EXERCISE DETAILS ▸ Every line of the material is to be quoted verbatim, minus the pictures.

Code that draws figures ▸

'''

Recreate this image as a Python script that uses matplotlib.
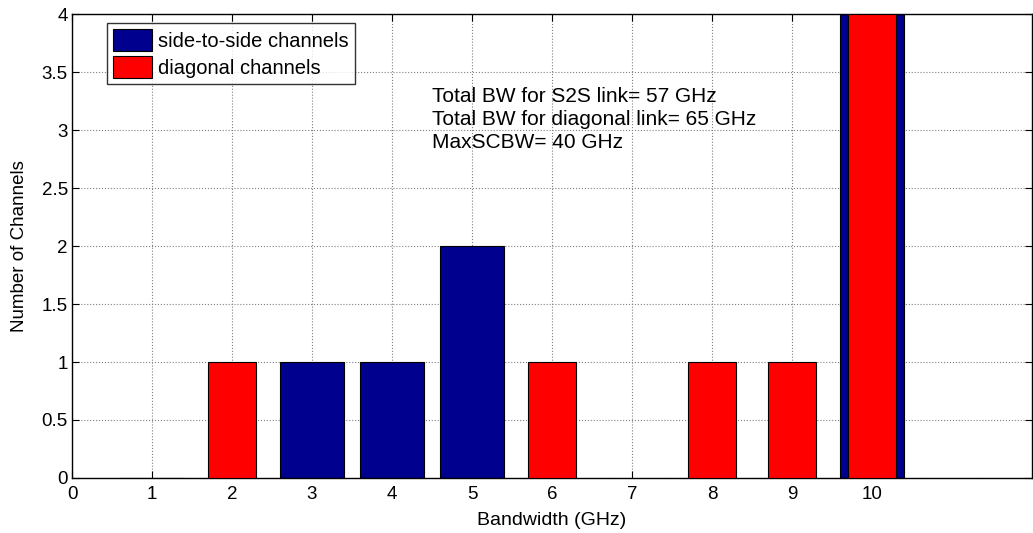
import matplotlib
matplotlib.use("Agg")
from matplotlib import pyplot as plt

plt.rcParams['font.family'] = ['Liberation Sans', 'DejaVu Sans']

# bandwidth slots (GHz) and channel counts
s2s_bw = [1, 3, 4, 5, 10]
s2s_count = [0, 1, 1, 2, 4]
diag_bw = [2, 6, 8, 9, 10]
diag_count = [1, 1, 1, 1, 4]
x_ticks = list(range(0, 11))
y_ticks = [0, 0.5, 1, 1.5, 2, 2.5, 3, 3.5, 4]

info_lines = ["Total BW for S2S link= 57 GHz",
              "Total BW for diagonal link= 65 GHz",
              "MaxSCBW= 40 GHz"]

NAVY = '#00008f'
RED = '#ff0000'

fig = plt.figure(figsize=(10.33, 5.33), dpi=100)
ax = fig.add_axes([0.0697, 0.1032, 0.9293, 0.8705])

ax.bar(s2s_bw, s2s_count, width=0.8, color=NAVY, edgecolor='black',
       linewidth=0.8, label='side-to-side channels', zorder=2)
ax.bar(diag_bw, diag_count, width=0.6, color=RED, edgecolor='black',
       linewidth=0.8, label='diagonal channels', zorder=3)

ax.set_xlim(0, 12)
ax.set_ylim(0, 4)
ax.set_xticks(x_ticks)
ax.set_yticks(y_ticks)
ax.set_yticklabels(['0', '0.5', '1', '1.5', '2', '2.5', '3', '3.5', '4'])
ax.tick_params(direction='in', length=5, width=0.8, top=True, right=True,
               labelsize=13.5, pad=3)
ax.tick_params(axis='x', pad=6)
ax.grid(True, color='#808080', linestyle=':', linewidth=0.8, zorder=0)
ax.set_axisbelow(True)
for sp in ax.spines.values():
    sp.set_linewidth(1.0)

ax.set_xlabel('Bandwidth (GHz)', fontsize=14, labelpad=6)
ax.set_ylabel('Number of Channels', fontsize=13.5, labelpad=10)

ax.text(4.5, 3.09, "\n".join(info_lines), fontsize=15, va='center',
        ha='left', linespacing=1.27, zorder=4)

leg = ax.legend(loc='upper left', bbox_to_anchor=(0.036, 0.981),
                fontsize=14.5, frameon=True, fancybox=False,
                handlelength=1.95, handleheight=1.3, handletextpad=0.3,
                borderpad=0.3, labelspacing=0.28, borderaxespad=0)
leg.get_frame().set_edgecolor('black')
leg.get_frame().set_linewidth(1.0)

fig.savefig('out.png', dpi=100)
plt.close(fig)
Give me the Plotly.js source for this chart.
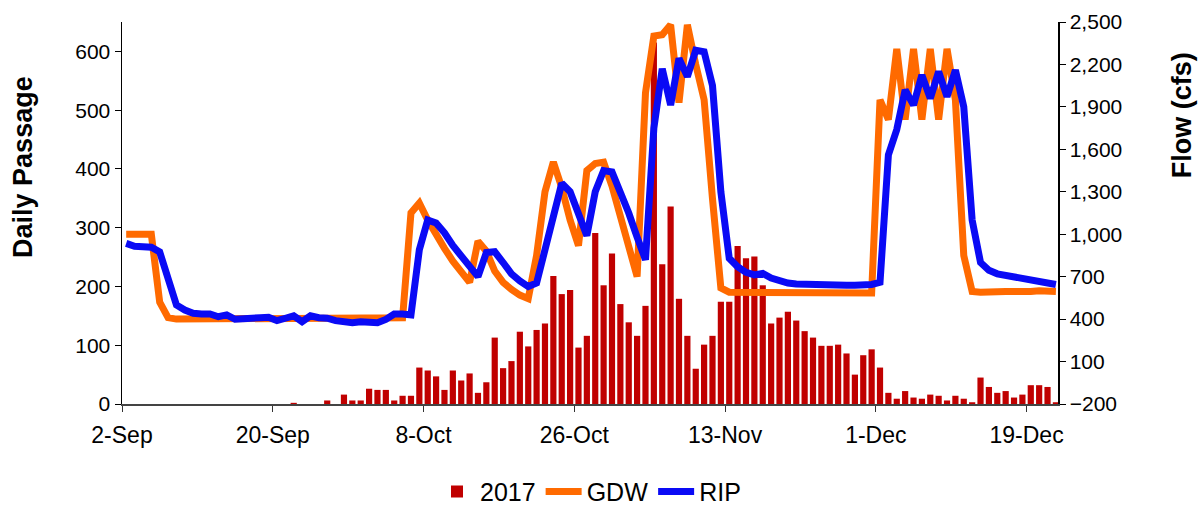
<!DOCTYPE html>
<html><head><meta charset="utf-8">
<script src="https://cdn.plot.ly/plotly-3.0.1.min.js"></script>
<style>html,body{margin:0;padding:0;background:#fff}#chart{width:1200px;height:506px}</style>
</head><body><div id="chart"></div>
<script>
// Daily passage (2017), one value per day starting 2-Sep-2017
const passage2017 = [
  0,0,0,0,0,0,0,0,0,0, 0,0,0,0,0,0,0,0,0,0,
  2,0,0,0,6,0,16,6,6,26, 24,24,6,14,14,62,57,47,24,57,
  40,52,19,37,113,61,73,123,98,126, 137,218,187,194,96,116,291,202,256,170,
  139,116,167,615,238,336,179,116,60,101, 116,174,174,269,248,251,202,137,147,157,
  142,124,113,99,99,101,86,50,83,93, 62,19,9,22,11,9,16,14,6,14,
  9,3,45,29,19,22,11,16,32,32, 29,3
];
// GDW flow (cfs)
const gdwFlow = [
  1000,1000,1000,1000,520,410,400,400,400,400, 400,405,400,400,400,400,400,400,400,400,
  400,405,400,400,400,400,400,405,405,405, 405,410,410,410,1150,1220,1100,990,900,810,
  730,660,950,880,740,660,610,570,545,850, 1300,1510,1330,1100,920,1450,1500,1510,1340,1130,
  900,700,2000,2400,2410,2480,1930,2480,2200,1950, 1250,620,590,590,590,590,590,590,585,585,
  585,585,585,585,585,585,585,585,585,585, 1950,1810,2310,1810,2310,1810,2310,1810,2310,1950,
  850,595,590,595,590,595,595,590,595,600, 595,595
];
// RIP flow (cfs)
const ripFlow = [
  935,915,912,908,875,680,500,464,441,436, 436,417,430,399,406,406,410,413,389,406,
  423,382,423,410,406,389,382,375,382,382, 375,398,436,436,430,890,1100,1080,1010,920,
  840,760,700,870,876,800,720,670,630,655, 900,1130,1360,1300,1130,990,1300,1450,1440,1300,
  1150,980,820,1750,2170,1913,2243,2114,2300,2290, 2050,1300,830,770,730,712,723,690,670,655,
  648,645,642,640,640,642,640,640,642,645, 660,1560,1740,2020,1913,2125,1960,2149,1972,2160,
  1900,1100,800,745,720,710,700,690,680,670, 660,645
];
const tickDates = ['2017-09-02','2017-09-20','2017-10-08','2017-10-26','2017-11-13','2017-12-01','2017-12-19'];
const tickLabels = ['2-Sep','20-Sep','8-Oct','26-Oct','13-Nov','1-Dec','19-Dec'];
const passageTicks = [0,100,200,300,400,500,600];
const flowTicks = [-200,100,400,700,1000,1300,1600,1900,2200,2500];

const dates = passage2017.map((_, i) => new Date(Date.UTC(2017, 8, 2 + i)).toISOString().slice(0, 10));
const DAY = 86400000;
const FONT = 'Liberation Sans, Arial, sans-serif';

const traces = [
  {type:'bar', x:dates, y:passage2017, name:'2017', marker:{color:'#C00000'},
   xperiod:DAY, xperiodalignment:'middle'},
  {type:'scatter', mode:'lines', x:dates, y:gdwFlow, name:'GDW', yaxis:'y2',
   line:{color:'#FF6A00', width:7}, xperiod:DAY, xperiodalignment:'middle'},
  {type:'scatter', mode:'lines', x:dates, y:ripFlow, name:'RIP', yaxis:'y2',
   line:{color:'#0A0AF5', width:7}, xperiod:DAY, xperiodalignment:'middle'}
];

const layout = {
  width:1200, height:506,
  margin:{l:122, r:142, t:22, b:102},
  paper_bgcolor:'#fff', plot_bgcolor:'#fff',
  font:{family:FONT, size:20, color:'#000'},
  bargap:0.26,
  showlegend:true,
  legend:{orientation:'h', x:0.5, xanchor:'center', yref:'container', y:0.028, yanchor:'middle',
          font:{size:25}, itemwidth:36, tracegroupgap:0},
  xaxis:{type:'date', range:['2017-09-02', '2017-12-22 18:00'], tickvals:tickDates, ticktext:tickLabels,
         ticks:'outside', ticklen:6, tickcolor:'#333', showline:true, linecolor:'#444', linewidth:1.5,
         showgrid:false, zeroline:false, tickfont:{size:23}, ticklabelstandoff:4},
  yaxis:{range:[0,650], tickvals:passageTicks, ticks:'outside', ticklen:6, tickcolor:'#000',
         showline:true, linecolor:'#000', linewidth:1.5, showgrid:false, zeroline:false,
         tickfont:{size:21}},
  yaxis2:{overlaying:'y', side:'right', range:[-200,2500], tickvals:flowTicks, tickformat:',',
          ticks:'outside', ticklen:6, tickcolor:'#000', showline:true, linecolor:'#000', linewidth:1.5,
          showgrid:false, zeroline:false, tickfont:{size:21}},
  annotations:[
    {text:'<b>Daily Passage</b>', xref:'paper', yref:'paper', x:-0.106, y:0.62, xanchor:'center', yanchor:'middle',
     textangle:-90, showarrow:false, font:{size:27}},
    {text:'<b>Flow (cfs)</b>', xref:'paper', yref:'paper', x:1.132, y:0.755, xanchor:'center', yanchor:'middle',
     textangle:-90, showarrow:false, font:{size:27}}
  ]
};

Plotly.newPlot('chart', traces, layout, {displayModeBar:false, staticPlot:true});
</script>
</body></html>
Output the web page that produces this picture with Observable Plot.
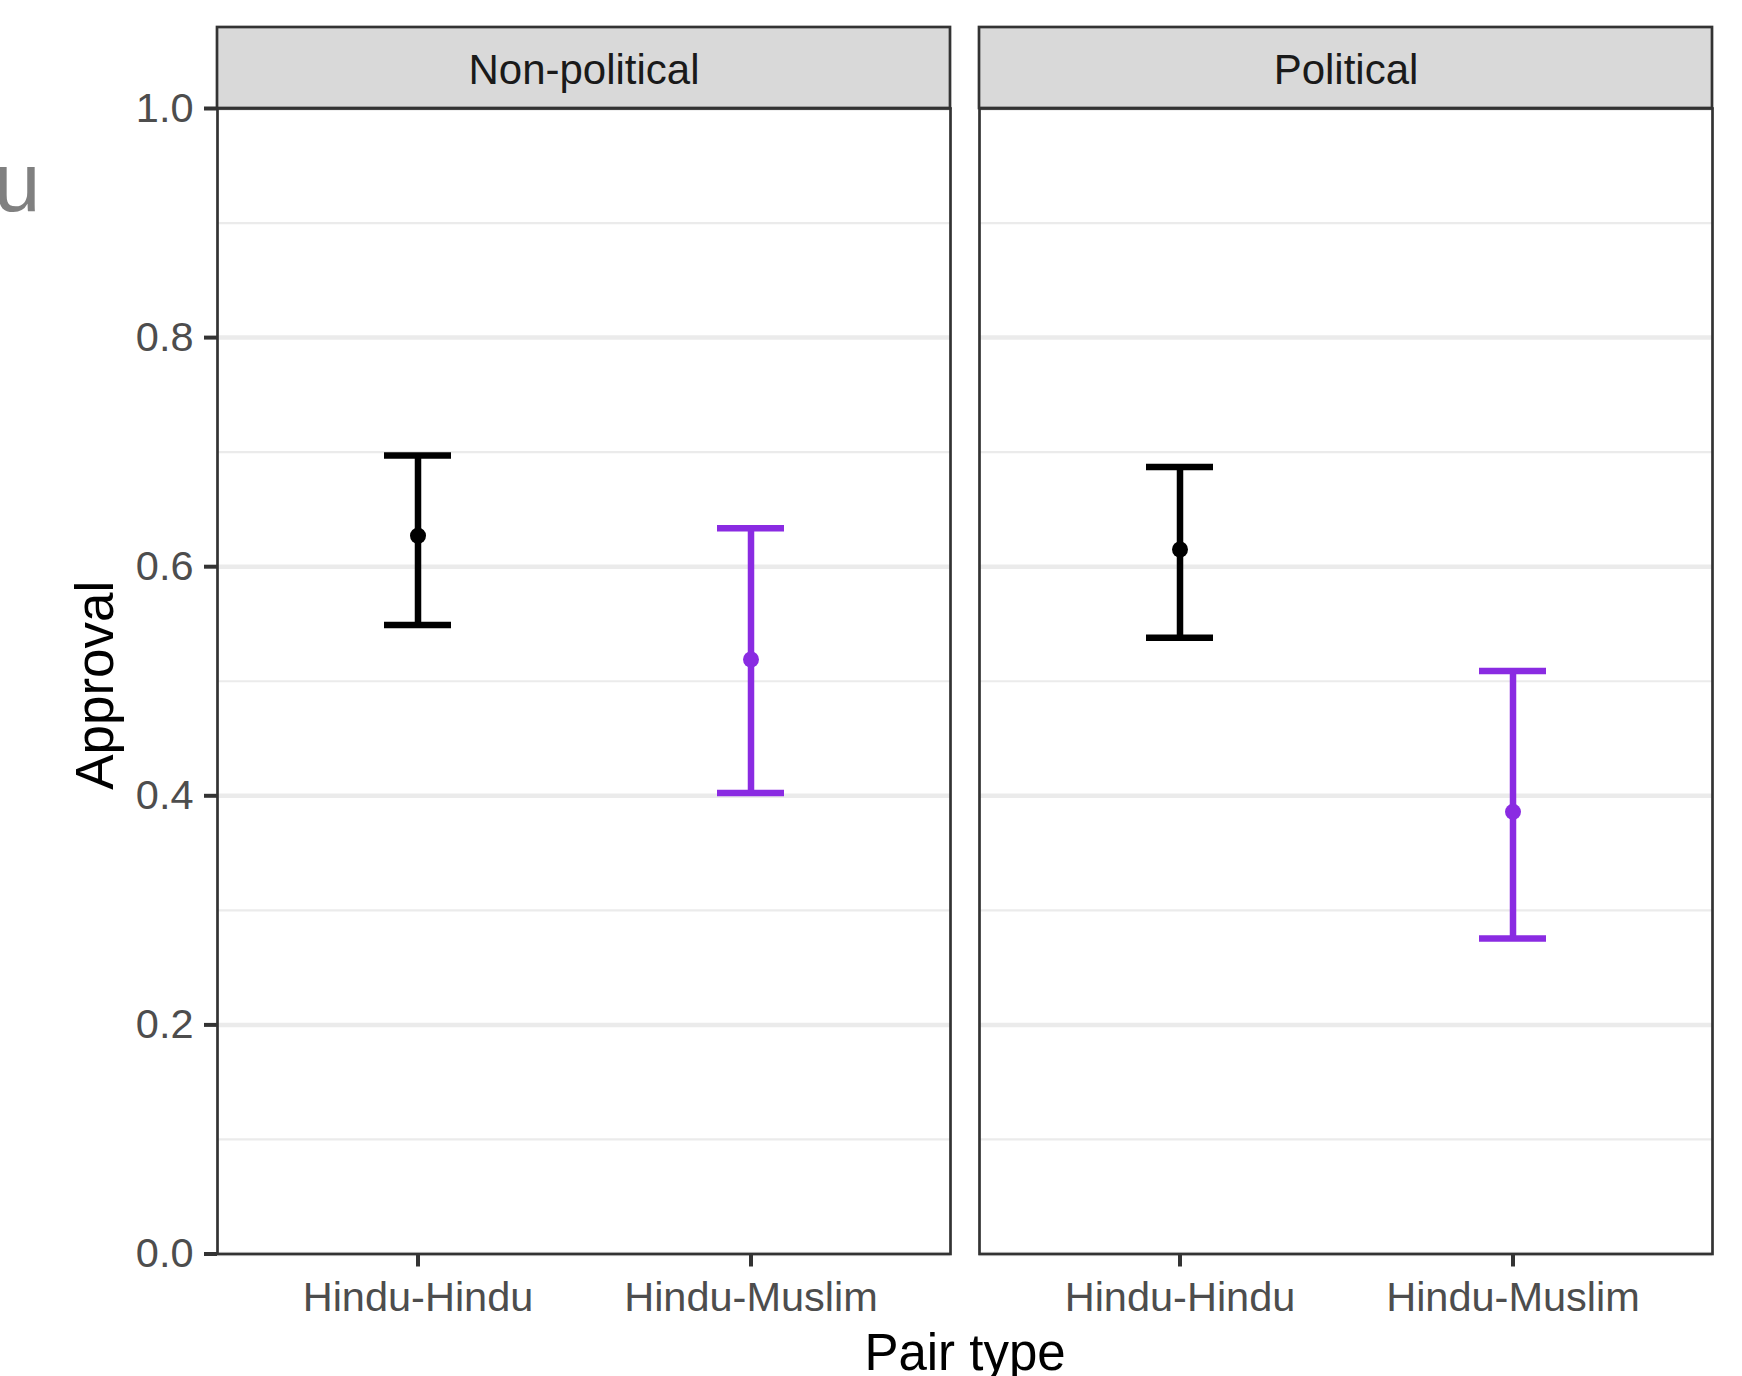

'''

OUTPUT FOR THIS EXERCISE ▸
Recreate this image as a Python script that uses matplotlib.
import matplotlib
matplotlib.use("Agg")
from matplotlib import pyplot as plt

plt.rcParams['font.family'] = ['Liberation Sans', 'DejaVu Sans']

# bandwidth slots (GHz) and channel counts
s2s_bw = [1, 3, 4, 5, 10]
s2s_count = [0, 1, 1, 2, 4]
diag_bw = [2, 6, 8, 9, 10]
diag_count = [1, 1, 1, 1, 4]
x_ticks = list(range(0, 11))
y_ticks = [0, 0.5, 1, 1.5, 2, 2.5, 3, 3.5, 4]

info_lines = ["Total BW for S2S link= 57 GHz",
              "Total BW for diagonal link= 65 GHz",
              "MaxSCBW= 40 GHz"]

NAVY = '#00008f'
RED = '#ff0000'

fig = plt.figure(figsize=(10.33, 5.33), dpi=100)
ax = fig.add_axes([0.0697, 0.1032, 0.9293, 0.8705])

ax.bar(s2s_bw, s2s_count, width=0.8, color=NAVY, edgecolor='black',
       linewidth=0.8, label='side-to-side channels', zorder=2)
ax.bar(diag_bw, diag_count, width=0.6, color=RED, edgecolor='black',
       linewidth=0.8, label='diagonal channels', zorder=3)

ax.set_xlim(0, 12)
ax.set_ylim(0, 4)
ax.set_xticks(x_ticks)
ax.set_yticks(y_ticks)
ax.set_yticklabels(['0', '0.5', '1', '1.5', '2', '2.5', '3', '3.5', '4'])
ax.tick_params(direction='in', length=5, width=0.8, top=True, right=True,
               labelsize=13.5, pad=3)
ax.tick_params(axis='x', pad=6)
ax.grid(True, color='#808080', linestyle=':', linewidth=0.8, zorder=0)
ax.set_axisbelow(True)
for sp in ax.spines.values():
    sp.set_linewidth(1.0)

ax.set_xlabel('Bandwidth (GHz)', fontsize=14, labelpad=6)
ax.set_ylabel('Number of Channels', fontsize=13.5, labelpad=10)

ax.text(4.5, 3.09, "\n".join(info_lines), fontsize=15, va='center',
        ha='left', linespacing=1.27, zorder=4)

leg = ax.legend(loc='upper left', bbox_to_anchor=(0.036, 0.981),
                fontsize=14.5, frameon=True, fancybox=False,
                handlelength=1.95, handleheight=1.3, handletextpad=0.3,
                borderpad=0.3, labelspacing=0.28, borderaxespad=0)
leg.get_frame().set_edgecolor('black')
leg.get_frame().set_linewidth(1.0)

fig.savefig('out.png', dpi=100)
plt.close(fig)
Give me the Plotly.js source for this chart.
<!DOCTYPE html>
<html><head><meta charset="utf-8">
<script src="https://cdn.plot.ly/plotly-3.0.1.min.js"></script>
<style>html,body{margin:0;padding:0;background:#fff}#chart{width:1200px;height:506px}</style>
</head><body><div id="chart"></div>
<script>
// Daily passage (2017), one value per day starting 2-Sep-2017
const passage2017 = [
  0,0,0,0,0,0,0,0,0,0, 0,0,0,0,0,0,0,0,0,0,
  2,0,0,0,6,0,16,6,6,26, 24,24,6,14,14,62,57,47,24,57,
  40,52,19,37,113,61,73,123,98,126, 137,218,187,194,96,116,291,202,256,170,
  139,116,167,615,238,336,179,116,60,101, 116,174,174,269,248,251,202,137,147,157,
  142,124,113,99,99,101,86,50,83,93, 62,19,9,22,11,9,16,14,6,14,
  9,3,45,29,19,22,11,16,32,32, 29,3
];
// GDW flow (cfs)
const gdwFlow = [
  1000,1000,1000,1000,520,410,400,400,400,400, 400,405,400,400,400,400,400,400,400,400,
  400,405,400,400,400,400,400,405,405,405, 405,410,410,410,1150,1220,1100,990,900,810,
  730,660,950,880,740,660,610,570,545,850, 1300,1510,1330,1100,920,1450,1500,1510,1340,1130,
  900,700,2000,2400,2410,2480,1930,2480,2200,1950, 1250,620,590,590,590,590,590,590,585,585,
  585,585,585,585,585,585,585,585,585,585, 1950,1810,2310,1810,2310,1810,2310,1810,2310,1950,
  850,595,590,595,590,595,595,590,595,600, 595,595
];
// RIP flow (cfs)
const ripFlow = [
  935,915,912,908,875,680,500,464,441,436, 436,417,430,399,406,406,410,413,389,406,
  423,382,423,410,406,389,382,375,382,382, 375,398,436,436,430,890,1100,1080,1010,920,
  840,760,700,870,876,800,720,670,630,655, 900,1130,1360,1300,1130,990,1300,1450,1440,1300,
  1150,980,820,1750,2170,1913,2243,2114,2300,2290, 2050,1300,830,770,730,712,723,690,670,655,
  648,645,642,640,640,642,640,640,642,645, 660,1560,1740,2020,1913,2125,1960,2149,1972,2160,
  1900,1100,800,745,720,710,700,690,680,670, 660,645
];
const tickDates = ['2017-09-02','2017-09-20','2017-10-08','2017-10-26','2017-11-13','2017-12-01','2017-12-19'];
const tickLabels = ['2-Sep','20-Sep','8-Oct','26-Oct','13-Nov','1-Dec','19-Dec'];
const passageTicks = [0,100,200,300,400,500,600];
const flowTicks = [-200,100,400,700,1000,1300,1600,1900,2200,2500];

const dates = passage2017.map((_, i) => new Date(Date.UTC(2017, 8, 2 + i)).toISOString().slice(0, 10));
const DAY = 86400000;
const FONT = 'Liberation Sans, Arial, sans-serif';

const traces = [
  {type:'bar', x:dates, y:passage2017, name:'2017', marker:{color:'#C00000'},
   xperiod:DAY, xperiodalignment:'middle'},
  {type:'scatter', mode:'lines', x:dates, y:gdwFlow, name:'GDW', yaxis:'y2',
   line:{color:'#FF6A00', width:7}, xperiod:DAY, xperiodalignment:'middle'},
  {type:'scatter', mode:'lines', x:dates, y:ripFlow, name:'RIP', yaxis:'y2',
   line:{color:'#0A0AF5', width:7}, xperiod:DAY, xperiodalignment:'middle'}
];

const layout = {
  width:1200, height:506,
  margin:{l:122, r:142, t:22, b:102},
  paper_bgcolor:'#fff', plot_bgcolor:'#fff',
  font:{family:FONT, size:20, color:'#000'},
  bargap:0.26,
  showlegend:true,
  legend:{orientation:'h', x:0.5, xanchor:'center', yref:'container', y:0.028, yanchor:'middle',
          font:{size:25}, itemwidth:36, tracegroupgap:0},
  xaxis:{type:'date', range:['2017-09-02', '2017-12-22 18:00'], tickvals:tickDates, ticktext:tickLabels,
         ticks:'outside', ticklen:6, tickcolor:'#333', showline:true, linecolor:'#444', linewidth:1.5,
         showgrid:false, zeroline:false, tickfont:{size:23}, ticklabelstandoff:4},
  yaxis:{range:[0,650], tickvals:passageTicks, ticks:'outside', ticklen:6, tickcolor:'#000',
         showline:true, linecolor:'#000', linewidth:1.5, showgrid:false, zeroline:false,
         tickfont:{size:21}},
  yaxis2:{overlaying:'y', side:'right', range:[-200,2500], tickvals:flowTicks, tickformat:',',
          ticks:'outside', ticklen:6, tickcolor:'#000', showline:true, linecolor:'#000', linewidth:1.5,
          showgrid:false, zeroline:false, tickfont:{size:21}},
  annotations:[
    {text:'<b>Daily Passage</b>', xref:'paper', yref:'paper', x:-0.106, y:0.62, xanchor:'center', yanchor:'middle',
     textangle:-90, showarrow:false, font:{size:27}},
    {text:'<b>Flow (cfs)</b>', xref:'paper', yref:'paper', x:1.132, y:0.755, xanchor:'center', yanchor:'middle',
     textangle:-90, showarrow:false, font:{size:27}}
  ]
};

Plotly.newPlot('chart', traces, layout, {displayModeBar:false, staticPlot:true});
</script>
</body></html>
Output the web page that produces this picture with Observable Plot.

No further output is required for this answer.